A dire il vero non mi proponevo di giungere ad un esito definitivo. Un’indagine su Sant’Oronzo è qualcosa di vasto perché è inevitabile che coinvolga anche l’antropologia, l’arte, la storia, la cultura di tutto un territorio. Ad ogni modo, la figura del santo leccese continua a suscitare interrogativi. Non è mia intenzione mettere in dubbio la presenza di nuclei cristiani nel Salento già nel I-II sec. ma devo altresì ammettere che la vicenda oronziana, almeno così come ci è pervenuta, mostra qualche punto debole. Il testo del Bozzi (I primi martiri di Lecce, n.d.r.) ad esempio, risalente al 1672 e che per secoli ha costituito la fonte privilegiata per conoscere la vita del patrono, non può essere preso in blocco come un documento storico. Infatti, accanto a dati attendibili o comunque plausibili si riscontra anche la presenza di palesi anacronismi. Inoltre diversi episodi appaiono davvero poco originali perché molto simili a quelli riportati nelle agiografie di altri santi. L’operato del Pappacoda poi, volto al trionfo del culto oronziano, non fu affatto lineare ma forzò, in qualche modo, l’iter canonico previsto dai decreti di Urbano VIII. Insomma le pagine da indagare sono tante.                 

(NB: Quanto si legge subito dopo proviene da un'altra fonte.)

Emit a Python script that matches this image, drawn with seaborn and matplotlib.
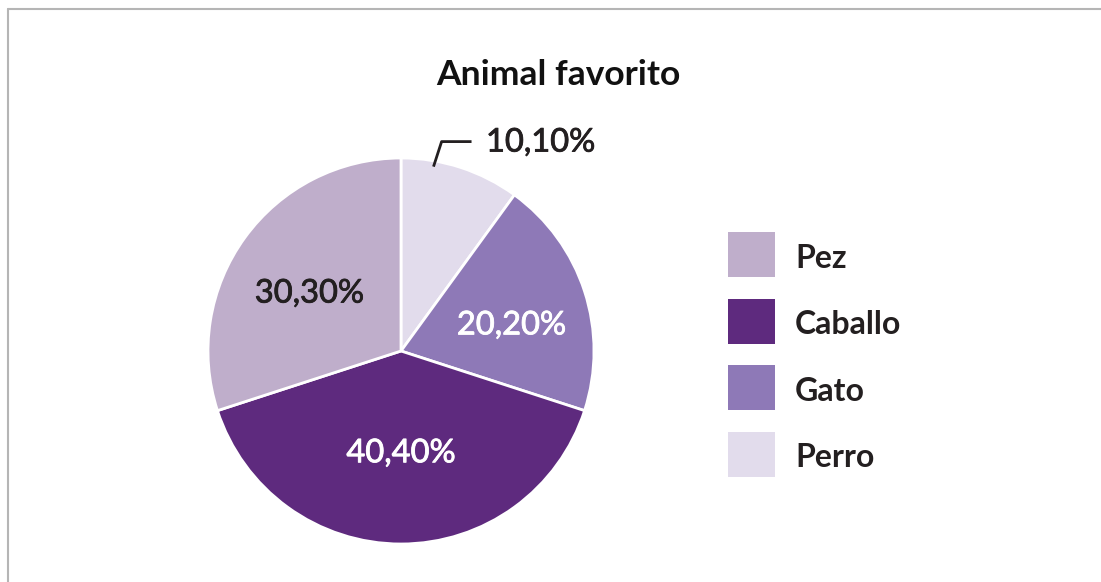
import numpy as np
import matplotlib
matplotlib.use("Agg")
import matplotlib.pyplot as plt
import matplotlib.patheffects as pe
from matplotlib.patches import Patch
from matplotlib.lines import Line2D
import seaborn as sns

# ---- data ----
categories = ["Perro", "Gato", "Caballo", "Pez"]
values = [10.10, 20.20, 40.40, 30.30]
pct_labels = ["10,10%", "20,20%", "40,40%", "30,30%"]
legend_order = ["Pez", "Caballo", "Gato", "Perro"]
colors = {"Perro": "#e2dcec", "Gato": "#8e79b7", "Caballo": "#5e2a7e", "Pez": "#bfaecb"}
title = "Animal favorito"

sns.set_theme(style="white")
plt.rcParams['font.family'] = ['Lato', 'DejaVu Sans']

W, H = 1101, 582
fig = plt.figure(figsize=(W / 100, H / 100), dpi=100)
fig.patch.set_facecolor("white")

# pie axes: centre (401,351) px, radius 193 px
cx, cy, r = 401, 351, 193
ax = fig.add_axes([(cx - r) / W, (H - cy - r) / H, 2 * r / W, 2 * r / H])
wedges, _ = ax.pie(values, colors=[colors[c] for c in categories],
                   startangle=90, counterclock=False, radius=1,
                   wedgeprops=dict(edgecolor="white", linewidth=2))
ax.set_xlim(-1, 1)
ax.set_ylim(-1, 1)
ax.set_aspect("equal")
ax.axis("off")

text_colors = {"Perro": "#231f20", "Gato": "white", "Caballo": "white", "Pez": "#231f20"}
place = {"Gato": (0.59, -4), "Caballo": (0.52, 0), "Pez": (0.565, 3)}
FS = 23.5
for w, cat, lab in zip(wedges, categories, pct_labels):
    mid = (w.theta1 + w.theta2) / 2
    col = text_colors[cat]
    eff = [pe.withStroke(linewidth=0.6, foreground=col)]
    if cat == "Perro":
        a0 = np.deg2rad(w.theta2 - 10)
        x0, y0 = 0.97 * np.cos(a0), 0.97 * np.sin(a0)
        x1, y1 = x0 + 0.042, 1.085
        x2 = x1 + 0.155
        ax.plot([x0, x1, x2], [y0, y1, y1], color="#231f20", lw=2.0,
                solid_capstyle="butt", clip_on=False)
        ax.text(x2 + 0.075, y1 - 0.005, lab, ha="left", va="center", fontsize=FS,
                color=col, clip_on=False, path_effects=eff)
    else:
        d, da = place[cat]
        ang = np.deg2rad(mid + da)
        ax.text(d * np.cos(ang), d * np.sin(ang) - 0.01, lab, ha="center", va="center",
                fontsize=FS, color=col, path_effects=eff)

fig.text(558 / W, 1 - 75 / H, title, ha="center", va="center",
         fontsize=25.5, fontweight="bold", color="#111111")

handles = [Patch(facecolor=colors[c], edgecolor="none") for c in legend_order]
fs = 23
px = fs * 100 / 72
hh = (45 / px - 0.245) / 0.65
leg = fig.legend(handles, legend_order, loc="upper left",
                 bbox_to_anchor=(728 / W, 1 - 232 / H), frameon=False,
                 fontsize=fs, handlelength=47 / px, handleheight=hh,
                 handletextpad=20 / px, labelspacing=21.5 / px,
                 borderpad=0, borderaxespad=0)
for t in leg.get_texts():
    t.set_fontweight("bold")
    t.set_color("#231f20")
    t.set_y(-3)

# frame lines (top and left)
fig.add_artist(Line2D([7.5 / W, 1], [1 - 8.5 / H, 1 - 8.5 / H], color="#b5b5b5",
                      lw=1.5, transform=fig.transFigure))
fig.add_artist(Line2D([7.5 / W, 7.5 / W], [0, 1 - 8.5 / H], color="#b5b5b5",
                      lw=1.5, transform=fig.transFigure))

fig.savefig("out.png", dpi=100, facecolor="white")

La scoperta di una reliquia del santo in Croazia ha però acceso una nuova luce…

Senza dubbio quanto accaduto a Turi è stato un evento. Tuttavia io ci andrei cauto. A mio modesto avviso, quella reliquia non chiude affatto la questione oronziana. Ne inaugura un nuovo capitolo rendendola ancor più complessa, semmai. Nel Supplice Libello il Pappacoda ammette candidamente di ignorare dove fosse il sepolcro del santo. La lampada che arde nel duomo di Lecce poi ha sempre indicato un ipotetico tumulo. Negli anni ʼ20 del secolo scorso mons. Paladini andò alla ricerca della tomba nei sotterranei della cattedrale ed il suo non fu affatto l’unico tentativo compiuto nel corso del tempo. Insomma, a partire dal Seicento nessuno sembra essere a conoscenza di una traslazione del martire in Croazia. Certo, le reliquie potrebbero aver migrato verso i Balcani a motivo delle invasioni gotiche, longobarde o normanne che, in diversi momenti, flagellarono la Puglia. Ma si tratta di pure ipotesi difficilmente verificabili, a meno che non saltino fuori documenti storici sinora sconosciuti. Un esame del contenuto del reliquiario risolverebbe molte incertezze.